In case you haven’t been plugged into CBD industry news recently, it seems the Farm Bill honeymoon is officially over, as major U.S. banks and payment processors have recently turned their backs on CBD, dropping their existing CBD brand clients.
On March 14, 2019, the largest domestic CBD payment processor, Elavon Inc., a subsidiary of U.S. Bancorp, wrote in an email to its hemp and CBD clients: “After several months supporting this merchant segment, it has become clear that the pace of an evolving federal and state regulatory framework makes it extremely difficult to validate the qualifications required to operate within this industry,”
This came with the announcement that Elavon was ceasing all CBD- and hemp-related business, giving their newly prohibited existing merchants 45 days before their accounts would be closed. This decision was apparently sparked when one of Elavon’s merchants was raided and caught selling THC products mislabeled as CBD products.

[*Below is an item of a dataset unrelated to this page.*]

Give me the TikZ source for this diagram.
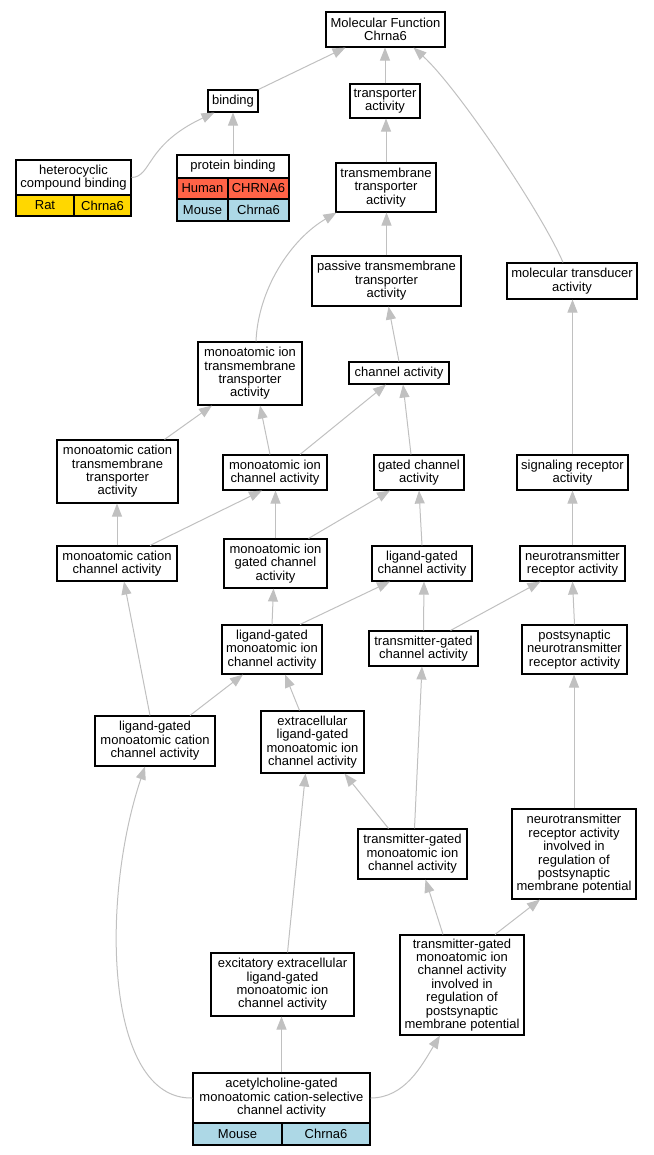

Elavon extended the 45-day window to 60 days, and on May 15, Elavon officially dropped all CBD accounts. As a consultant to a CBD brand that was affected by this, I not only saw firsthand what ensued in these 60 days, but I also saw what happened on May 15, when the plug was pulled and things didn’t go according to plan.
But first, let’s rewind to late December 2018 for a moment, when Donald Trump signed the 2018 Farm Bill into law. This made marijuana plants and products derived from them federally legal as long as they contain less than 0.3% THC. This excited all corners of the medical marijuana world.